It did not take long for those on the hard left to capitalize on the murder of George Floyd after footage was released showing the encounter that cost him his life. Shortly after the video went viral on social media, progressives began using their rallying cry to “defund the police.”
Many major cities across the United States embraced the initiatives, slashing law enforcement budgets by millions of dollars. As a result, recent data reveal that police departments in these areas are struggling to maintain an appropriate level of staffing. It is almost certain that this trend will have a deleterious impact on the citizenry.
New York City
The New York Police Department has suffered significant losses in personnel. According to The Epoch Times, its numbers are “down about 1,500 officers as retirements jumped to 2,600 last year from 1,509 in 2019.” Almost 350 officers stepped down by mid-May of 2021.

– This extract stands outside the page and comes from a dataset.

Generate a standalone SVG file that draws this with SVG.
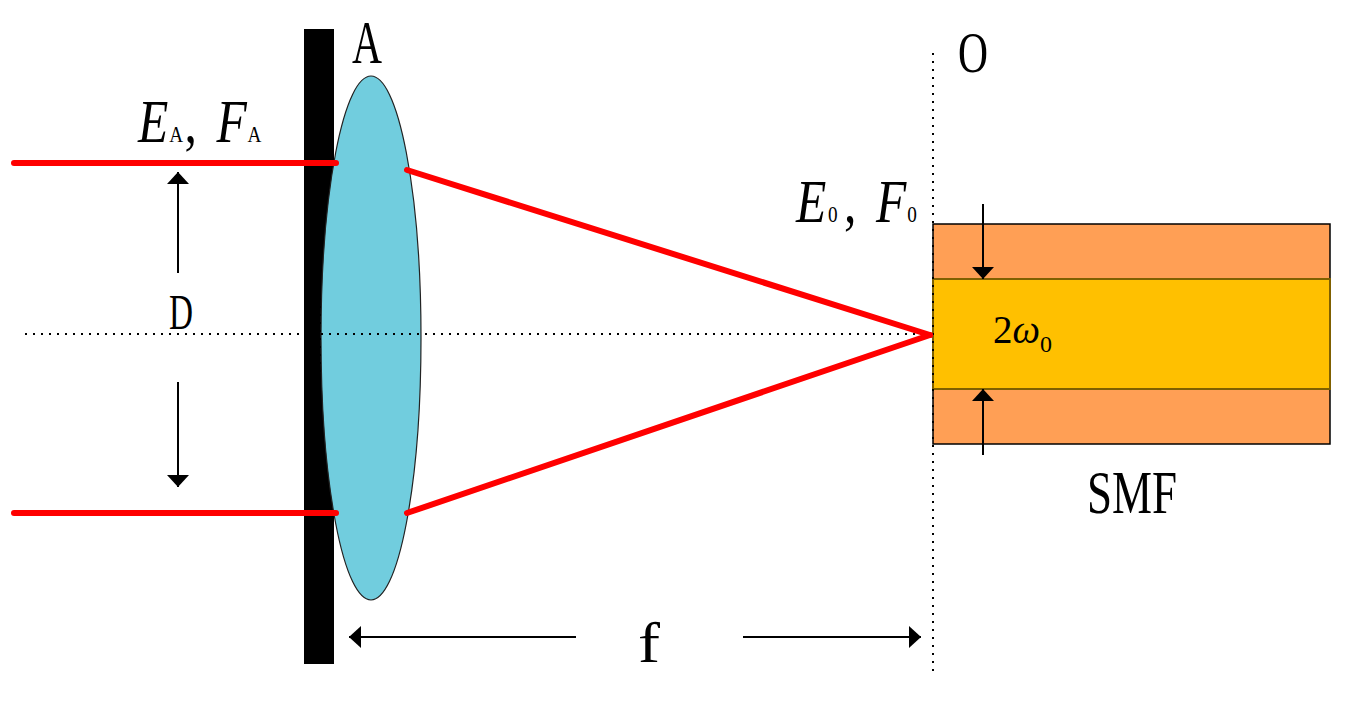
<svg xmlns="http://www.w3.org/2000/svg" width="1353" height="702" viewBox="0 0 1353 702">
  <style>
    .lbl { font-family: "Liberation Serif", "Times New Roman", serif; fill: #000; }
    .it { font-style: italic; }
    .ray { stroke: #ff0000; stroke-width: 6; stroke-linecap: round; fill: none; }
    .dot { stroke: #000; stroke-width: 2; stroke-dasharray: 2 6; fill: none; }
    .arr { stroke: #000; stroke-width: 2; fill: none; marker-end: url(#ah); }
  </style>
  <defs>
    <marker id="ah" viewBox="0 0 12 22" refX="12" refY="11" markerWidth="12" markerHeight="22" markerUnits="userSpaceOnUse" orient="auto">
      <path d="M0,0 L12,11 L0,22 z" fill="#000"/>
    </marker>
  </defs>
  <rect width="1353" height="702" fill="#fff"/>

  <g id="fiber">
    <rect x="933" y="224" width="397" height="220" fill="#ff9f55" stroke="#000" stroke-width="1.5"/>
    <rect x="933" y="279" width="397" height="110" fill="#ffc000" stroke="#7f6000" stroke-width="2"/>
  </g>

  <g id="aperture">
    <rect x="304" y="29" width="30" height="635" fill="#000"/>
  </g>

  <g id="lens">
    <ellipse cx="371" cy="338" rx="50" ry="262" fill="#71cdde" stroke="#222" stroke-width="1.2"/>
  </g>

  <g id="connectors">
    <line class="dot" x1="25" y1="334" x2="930" y2="334"/>
    <line class="dot" x1="320" y1="162" x2="320" y2="512"/>
    <line class="dot" x1="933" y1="53" x2="933" y2="674"/>
    <line class="ray" x1="14" y1="163" x2="336" y2="163"/>
    <line class="ray" x1="14" y1="513" x2="336" y2="513"/>
    <line class="ray" x1="407" y1="170" x2="930" y2="335"/>
    <line class="ray" x1="407" y1="513" x2="930" y2="335"/>
    <line class="arr" x1="178" y1="273" x2="178" y2="172"/>
    <line class="arr" x1="178" y1="382" x2="178" y2="487"/>
    <line class="arr" x1="983" y1="204" x2="983" y2="279"/>
    <line class="arr" x1="983" y1="455" x2="983" y2="389"/>
    <line class="arr" x1="576" y1="637" x2="349" y2="637"/>
    <line class="arr" x1="743" y1="637" x2="921" y2="637"/>
  </g>

  <g id="labels">
    <text class="lbl" x="352" y="63" font-size="62" textLength="30" lengthAdjust="spacingAndGlyphs">A</text>
    <text class="lbl" x="958" y="72" font-size="57" textLength="30" lengthAdjust="spacingAndGlyphs">O</text>
    <text class="lbl" x="169" y="329" font-size="50" textLength="24" lengthAdjust="spacingAndGlyphs">D</text>
    <text class="lbl" x="638" y="662" font-size="58" textLength="22" lengthAdjust="spacingAndGlyphs">f</text>
    <text class="lbl" x="1087" y="513" font-size="62" textLength="90" lengthAdjust="spacingAndGlyphs">SMF</text>

    <text class="lbl" transform="translate(138,142) scale(0.8,1)" font-size="62"><tspan class="it" x="0">E</tspan><tspan x="39" font-size="24">A</tspan><tspan x="58">,</tspan><tspan class="it" x="98">F</tspan><tspan x="137" font-size="24">A</tspan></text>

    <text class="lbl" transform="translate(796,222) scale(0.8,1)" font-size="62"><tspan class="it" x="0">E</tspan><tspan x="40" font-size="24">0</tspan><tspan x="60">,</tspan><tspan class="it" x="100">F</tspan><tspan x="139" font-size="24">0</tspan></text>

    <text class="lbl" x="993" y="343" font-size="39" fill="#1a1a1a">2<tspan class="it">ω</tspan><tspan font-size="24" dy="9">0</tspan></text>
  </g>
</svg>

The Epoch Times explained that “many of the retirements had to do with anti-police sentiment fanned by activist groups during protests and riots that followed the death of convicted felon George Floyd, a black man, during an arrest in Minneapolis last year.”

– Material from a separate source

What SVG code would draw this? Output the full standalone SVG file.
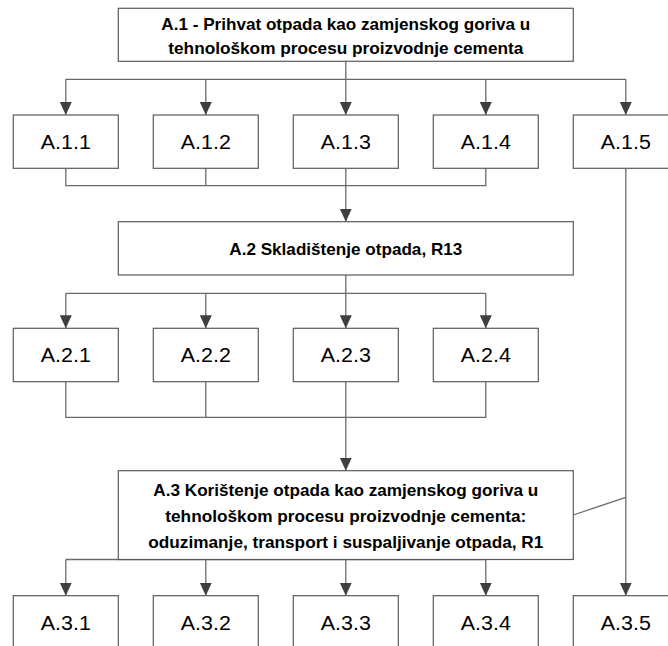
<svg xmlns="http://www.w3.org/2000/svg" width="668" height="646" viewBox="0 0 668 646">
<style>
.box{fill:#fff;stroke:#5a5a5a;stroke-width:1.2}
.ln{fill:none;stroke:#6a6a6a;stroke-width:1.3}
.lbl{font-family:"Liberation Sans",Arial,sans-serif;font-size:20.5px;fill:#000;text-anchor:middle}
.hd{font-family:"Liberation Sans",Arial,sans-serif;font-size:16.5px;font-weight:bold;fill:#000;text-anchor:middle}
</style>
<defs>
<marker id="ah" markerUnits="userSpaceOnUse" markerWidth="14" markerHeight="13" refX="13" refY="6" orient="auto" viewBox="0 0 14 12">
<path d="M0,0 L13,6 L0,12 Z" fill="#3f3f3f"/>
</marker>
</defs>
<g id="connectors">
<path class="ln" d="M345.8,61.3 V79.3 M65.8,79.3 H625.8"/>
<path class="ln" marker-end="url(#ah)" d="M65.8,79.3 V115"/>
<path class="ln" marker-end="url(#ah)" d="M205.8,79.3 V115"/>
<path class="ln" marker-end="url(#ah)" d="M345.8,79.3 V115"/>
<path class="ln" marker-end="url(#ah)" d="M485.8,79.3 V115"/>
<path class="ln" marker-end="url(#ah)" d="M625.8,79.3 V115"/>
<path class="ln" d="M65.8,168.3 V185.7 H485.8 V168.3 M205.8,168.3 V185.7 M345.8,168.3 V185.7"/>
<path class="ln" marker-end="url(#ah)" d="M345.8,185.7 V221.7"/>
<path class="ln" d="M345.8,275 V293.3 M65.8,293.3 H485.8"/>
<path class="ln" marker-end="url(#ah)" d="M65.8,293.3 V328.3"/>
<path class="ln" marker-end="url(#ah)" d="M205.8,293.3 V328.3"/>
<path class="ln" marker-end="url(#ah)" d="M345.8,293.3 V328.3"/>
<path class="ln" marker-end="url(#ah)" d="M485.8,293.3 V328.3"/>
<path class="ln" d="M65.8,381.7 V417.3 H485.8 V381.7 M205.8,381.7 V417.3 M345.8,381.7 V417.3"/>
<path class="ln" marker-end="url(#ah)" d="M345.8,417.3 V470.7"/>
<path class="ln" d="M65.8,559.5 H485.8"/>
<path class="ln" marker-end="url(#ah)" d="M65.8,559.5 V595.7"/>
<path class="ln" marker-end="url(#ah)" d="M205.8,559.5 V595.7"/>
<path class="ln" marker-end="url(#ah)" d="M345.8,559.5 V595.7"/>
<path class="ln" marker-end="url(#ah)" d="M485.8,559.5 V595.7"/>
<path class="ln" marker-end="url(#ah)" d="M625.8,168.3 V595.7"/>
<path class="ln" stroke-width="1" d="M573.3,515 L625.8,497.3"/>
</g>
<g id="A1">
<rect class="box" x="118.3" y="8.3" width="455" height="53"/>
<text class="hd" x="345.8" y="29.5" textLength="369" lengthAdjust="spacingAndGlyphs">A.1 - Prihvat otpada kao zamjenskog goriva u</text>
<text class="hd" x="345.8" y="53.5" textLength="355" lengthAdjust="spacingAndGlyphs">tehnološkom procesu proizvodnje cementa</text>
</g>
<g id="A11"><rect class="box" x="13.3" y="115" width="105" height="53.3"/><text class="lbl" x="65.8" y="149" textLength="50" lengthAdjust="spacingAndGlyphs">A.1.1</text></g>
<g id="A12"><rect class="box" x="153.3" y="115" width="105" height="53.3"/><text class="lbl" x="205.8" y="149" textLength="50" lengthAdjust="spacingAndGlyphs">A.1.2</text></g>
<g id="A13"><rect class="box" x="293.3" y="115" width="105" height="53.3"/><text class="lbl" x="345.8" y="149" textLength="50" lengthAdjust="spacingAndGlyphs">A.1.3</text></g>
<g id="A14"><rect class="box" x="433.3" y="115" width="105" height="53.3"/><text class="lbl" x="485.8" y="149" textLength="50" lengthAdjust="spacingAndGlyphs">A.1.4</text></g>
<g id="A15"><rect class="box" x="573.3" y="115" width="105" height="53.3"/><text class="lbl" x="625.8" y="149" textLength="50" lengthAdjust="spacingAndGlyphs">A.1.5</text></g>
<g id="A2">
<rect class="box" x="118.3" y="221.7" width="455" height="53.3"/>
<text class="hd" x="345.8" y="254.5" textLength="233" lengthAdjust="spacingAndGlyphs">A.2 Skladištenje otpada, R13</text>
</g>
<g id="A21"><rect class="box" x="13.3" y="328.3" width="105" height="53.4"/><text class="lbl" x="65.8" y="362.3" textLength="50" lengthAdjust="spacingAndGlyphs">A.2.1</text></g>
<g id="A22"><rect class="box" x="153.3" y="328.3" width="105" height="53.4"/><text class="lbl" x="205.8" y="362.3" textLength="50" lengthAdjust="spacingAndGlyphs">A.2.2</text></g>
<g id="A23"><rect class="box" x="293.3" y="328.3" width="105" height="53.4"/><text class="lbl" x="345.8" y="362.3" textLength="50" lengthAdjust="spacingAndGlyphs">A.2.3</text></g>
<g id="A24"><rect class="box" x="433.3" y="328.3" width="105" height="53.4"/><text class="lbl" x="485.8" y="362.3" textLength="50" lengthAdjust="spacingAndGlyphs">A.2.4</text></g>
<g id="A3">
<rect class="box" x="118.3" y="470.7" width="455" height="88.8"/>
<text class="hd" x="345.8" y="496" textLength="385" lengthAdjust="spacingAndGlyphs">A.3 Korištenje otpada kao zamjenskog goriva u</text>
<text class="hd" x="345.8" y="522" textLength="361" lengthAdjust="spacingAndGlyphs">tehnološkom procesu proizvodnje cementa:</text>
<text class="hd" x="345.8" y="548" textLength="395" lengthAdjust="spacingAndGlyphs">oduzimanje, transport i suspaljivanje otpada, R1</text>
</g>
<g id="A31"><rect class="box" x="13.3" y="595.7" width="105" height="53.3"/><text class="lbl" x="65.8" y="629.7" textLength="50" lengthAdjust="spacingAndGlyphs">A.3.1</text></g>
<g id="A32"><rect class="box" x="153.3" y="595.7" width="105" height="53.3"/><text class="lbl" x="205.8" y="629.7" textLength="50" lengthAdjust="spacingAndGlyphs">A.3.2</text></g>
<g id="A33"><rect class="box" x="293.3" y="595.7" width="105" height="53.3"/><text class="lbl" x="345.8" y="629.7" textLength="50" lengthAdjust="spacingAndGlyphs">A.3.3</text></g>
<g id="A34"><rect class="box" x="433.3" y="595.7" width="105" height="53.3"/><text class="lbl" x="485.8" y="629.7" textLength="50" lengthAdjust="spacingAndGlyphs">A.3.4</text></g>
<g id="A35"><rect class="box" x="573.3" y="595.7" width="105" height="53.3"/><text class="lbl" x="625.8" y="629.7" textLength="50" lengthAdjust="spacingAndGlyphs">A.3.5</text></g>
</svg>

New York began prohibiting the practice of kneeling on a suspect’s back or chest as a restraint, the same technique that former officer Derek Chauvin used on Floyd. In addition, New York City imposed new measures preventing judges from requiring bail for nonviolent crimes. Some officers have indicated that these laws had a demoralizing effect on the police force.
In response to its losses, the NYPD embarked on a major recruitment drive in 2021. It is expected that this will add about 1,600 new officers next year. But, as The Times pointed out, “by then, thousands more may have left the force, if the pace of retirements continues.”

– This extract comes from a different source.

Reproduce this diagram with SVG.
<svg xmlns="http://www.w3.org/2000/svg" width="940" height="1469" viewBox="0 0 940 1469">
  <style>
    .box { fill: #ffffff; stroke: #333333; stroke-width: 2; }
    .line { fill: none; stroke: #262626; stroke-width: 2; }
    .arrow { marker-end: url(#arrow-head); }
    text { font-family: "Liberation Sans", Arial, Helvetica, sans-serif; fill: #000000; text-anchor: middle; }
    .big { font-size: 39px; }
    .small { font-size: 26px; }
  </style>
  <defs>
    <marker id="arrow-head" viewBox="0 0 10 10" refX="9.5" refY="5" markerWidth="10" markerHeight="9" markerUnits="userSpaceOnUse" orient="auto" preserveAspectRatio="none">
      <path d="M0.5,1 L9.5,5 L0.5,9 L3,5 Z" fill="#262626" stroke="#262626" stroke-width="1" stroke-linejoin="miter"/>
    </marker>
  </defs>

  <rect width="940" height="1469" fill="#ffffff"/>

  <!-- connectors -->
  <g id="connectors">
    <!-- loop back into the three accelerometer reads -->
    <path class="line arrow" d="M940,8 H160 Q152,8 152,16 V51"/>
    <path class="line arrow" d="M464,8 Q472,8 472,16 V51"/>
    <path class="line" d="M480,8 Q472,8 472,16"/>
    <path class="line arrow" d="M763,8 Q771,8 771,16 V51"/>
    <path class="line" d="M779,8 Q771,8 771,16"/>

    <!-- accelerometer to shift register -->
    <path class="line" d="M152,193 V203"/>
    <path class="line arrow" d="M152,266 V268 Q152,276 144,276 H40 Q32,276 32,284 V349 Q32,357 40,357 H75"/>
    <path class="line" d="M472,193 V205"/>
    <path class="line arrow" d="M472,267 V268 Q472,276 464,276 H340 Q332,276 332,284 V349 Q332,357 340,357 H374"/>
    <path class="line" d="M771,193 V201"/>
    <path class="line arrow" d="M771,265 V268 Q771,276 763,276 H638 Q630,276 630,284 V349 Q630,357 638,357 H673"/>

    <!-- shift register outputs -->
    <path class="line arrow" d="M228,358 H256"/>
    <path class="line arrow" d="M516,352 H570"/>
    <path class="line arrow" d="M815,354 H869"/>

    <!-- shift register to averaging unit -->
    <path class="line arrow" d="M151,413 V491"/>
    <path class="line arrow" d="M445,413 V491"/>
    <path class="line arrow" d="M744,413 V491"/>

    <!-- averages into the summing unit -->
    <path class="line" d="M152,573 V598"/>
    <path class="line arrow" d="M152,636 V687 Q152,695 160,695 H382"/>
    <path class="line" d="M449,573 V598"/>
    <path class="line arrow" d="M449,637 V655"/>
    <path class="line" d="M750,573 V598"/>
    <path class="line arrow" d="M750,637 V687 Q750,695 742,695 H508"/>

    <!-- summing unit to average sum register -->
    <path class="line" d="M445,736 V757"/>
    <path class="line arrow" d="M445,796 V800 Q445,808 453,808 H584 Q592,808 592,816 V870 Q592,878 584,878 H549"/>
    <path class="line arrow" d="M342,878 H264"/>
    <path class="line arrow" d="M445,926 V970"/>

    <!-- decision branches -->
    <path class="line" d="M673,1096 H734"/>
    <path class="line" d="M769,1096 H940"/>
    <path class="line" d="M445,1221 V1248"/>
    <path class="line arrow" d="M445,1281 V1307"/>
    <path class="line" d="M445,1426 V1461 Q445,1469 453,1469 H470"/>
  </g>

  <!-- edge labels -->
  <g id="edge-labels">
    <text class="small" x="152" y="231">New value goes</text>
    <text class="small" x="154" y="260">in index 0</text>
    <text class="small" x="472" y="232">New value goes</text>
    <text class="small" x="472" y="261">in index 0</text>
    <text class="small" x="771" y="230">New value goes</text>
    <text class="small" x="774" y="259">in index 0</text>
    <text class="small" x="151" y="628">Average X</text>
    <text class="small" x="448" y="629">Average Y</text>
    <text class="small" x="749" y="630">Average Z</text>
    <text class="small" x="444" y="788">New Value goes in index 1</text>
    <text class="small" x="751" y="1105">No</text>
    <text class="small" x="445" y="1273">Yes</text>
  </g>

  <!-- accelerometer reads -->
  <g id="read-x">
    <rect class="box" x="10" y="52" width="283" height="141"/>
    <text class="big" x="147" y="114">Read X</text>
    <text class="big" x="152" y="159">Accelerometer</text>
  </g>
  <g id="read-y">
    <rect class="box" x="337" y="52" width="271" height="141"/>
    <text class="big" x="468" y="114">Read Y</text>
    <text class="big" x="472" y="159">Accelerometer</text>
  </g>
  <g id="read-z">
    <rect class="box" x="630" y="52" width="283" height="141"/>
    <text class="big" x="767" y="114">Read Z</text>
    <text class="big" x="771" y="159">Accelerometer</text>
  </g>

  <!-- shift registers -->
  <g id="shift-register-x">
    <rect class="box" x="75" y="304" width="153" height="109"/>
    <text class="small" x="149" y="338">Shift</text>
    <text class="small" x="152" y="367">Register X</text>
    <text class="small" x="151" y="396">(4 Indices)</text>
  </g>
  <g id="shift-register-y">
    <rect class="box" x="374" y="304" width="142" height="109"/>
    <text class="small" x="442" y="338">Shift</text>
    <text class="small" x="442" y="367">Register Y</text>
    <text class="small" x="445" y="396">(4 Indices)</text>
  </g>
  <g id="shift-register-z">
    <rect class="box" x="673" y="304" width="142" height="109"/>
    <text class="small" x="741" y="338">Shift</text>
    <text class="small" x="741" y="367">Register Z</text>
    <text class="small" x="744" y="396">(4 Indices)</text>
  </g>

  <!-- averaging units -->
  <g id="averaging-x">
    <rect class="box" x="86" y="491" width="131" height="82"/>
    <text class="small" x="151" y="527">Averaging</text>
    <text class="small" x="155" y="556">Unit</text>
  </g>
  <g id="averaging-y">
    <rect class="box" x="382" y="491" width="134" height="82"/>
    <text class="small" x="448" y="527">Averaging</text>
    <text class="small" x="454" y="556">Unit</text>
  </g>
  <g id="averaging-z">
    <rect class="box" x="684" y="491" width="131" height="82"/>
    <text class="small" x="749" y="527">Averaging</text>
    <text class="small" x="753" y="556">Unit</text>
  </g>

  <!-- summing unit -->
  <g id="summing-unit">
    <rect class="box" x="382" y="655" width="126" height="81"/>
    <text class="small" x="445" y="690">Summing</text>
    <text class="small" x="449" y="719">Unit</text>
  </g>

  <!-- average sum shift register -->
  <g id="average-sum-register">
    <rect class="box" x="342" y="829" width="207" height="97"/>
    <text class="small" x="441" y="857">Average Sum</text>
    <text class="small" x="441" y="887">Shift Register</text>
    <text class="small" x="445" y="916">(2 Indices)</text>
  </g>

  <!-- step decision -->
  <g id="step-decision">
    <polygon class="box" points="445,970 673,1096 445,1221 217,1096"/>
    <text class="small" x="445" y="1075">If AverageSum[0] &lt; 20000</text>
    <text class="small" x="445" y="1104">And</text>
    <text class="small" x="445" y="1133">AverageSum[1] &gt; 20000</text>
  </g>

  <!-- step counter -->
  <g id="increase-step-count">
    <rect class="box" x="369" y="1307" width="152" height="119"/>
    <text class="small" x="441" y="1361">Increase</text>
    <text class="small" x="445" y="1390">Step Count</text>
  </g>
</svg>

Gun violence is on the rise in New York City. The number of gun homicides has more than doubled between 2019 and 2020. This year, as of June 13, 721 victims have been shot, which is the highest number for this particular period since 2002.
Chicago’s Police Department also is experiencing a drastic decline in its law enforcement staff. More than 700 officers have left the force since 2019, according to The Epoch Times. The report noted:
“In 2019, the department was able to hire 459 officers. In 2020, that number dropped to 157. This year, 105 have been hired as of April 30, based on the data.
“Meanwhile, 646 officers retired or resigned last year, compared to 592 in 2019. This year, 330 have left as of April 30.”
John Catanzara, the leader of the local Fraternal Order of Police, indicated that many younger officers are transferring to other departments in the state.
“We have young officers doing lateral transfers, leaving this department and going somewhere else, whether it’s a suburb or out of state entirely,” he explained. “I’m talking the same people that they [the city leadership] think are going to pick up the mantle and carry on this police department are the ones that are even saying they had enough.”
Homicides in the Windy City rose more than 50% in 2020 and shootings have increased by about 18%. Democratic Mayor Lori Lightfoot, regarding the impact of having fewer police officers on the street, claimed the uptick in crime was due to poverty, unemployment, and people possessing “military-grade weapons.”
Los Angeles has not fared much better than the other two major cities. It has lost about 600 officers since 2019. One of the primary reasons for this decline is a government-instituted hiring freeze in response to the COVID-19 pandemic and the city’s vote to approve a $150 million cut to the police budget.
The city’s government gave the department a slight increase this year. This allowed it to start hiring new officers on July 1. However, LAPD Chief Michel Moore indicated at a May 25 meeting that this boost would not be sufficient to get the department back to pre-pandemic numbers. He stated it would only replenish “staffing levels that were the result of the budget cutbacks that were implemented last year by the mayor and city council.”
In 2020, more than 1,300 people were shot, an almost 40% increase from 2019. As of June 12, 2021, 626 victims have been gunned down, a nearly 60% increase from the same time period last year.
These are not the only cities that have experienced difficulties in maintaining staffing levels amid increasing rates of violent crime. Seattle, Austin, St. Louis, and others are facing the same issue. Moreover, as crime continues to rise, concerns over insufficient levels of policing are becoming more prevalent.
The anti-police crowd appears to have done its job. In major cities, fewer law enforcement officers are patrolling the streets. This makes it more difficult for police departments to apprehend violent criminals, who are free to victimize more people. Why would they stop if they know the likelihood of being caught has drastically decreased?
The money cut from the police department is touted as going toward areas designed to decrease crime levels and negative interactions with law enforcement. However, with more criminals feeling free to commit crimes and more people losing their lives as a result, it might cause many to wonder if defunding the police was worth it.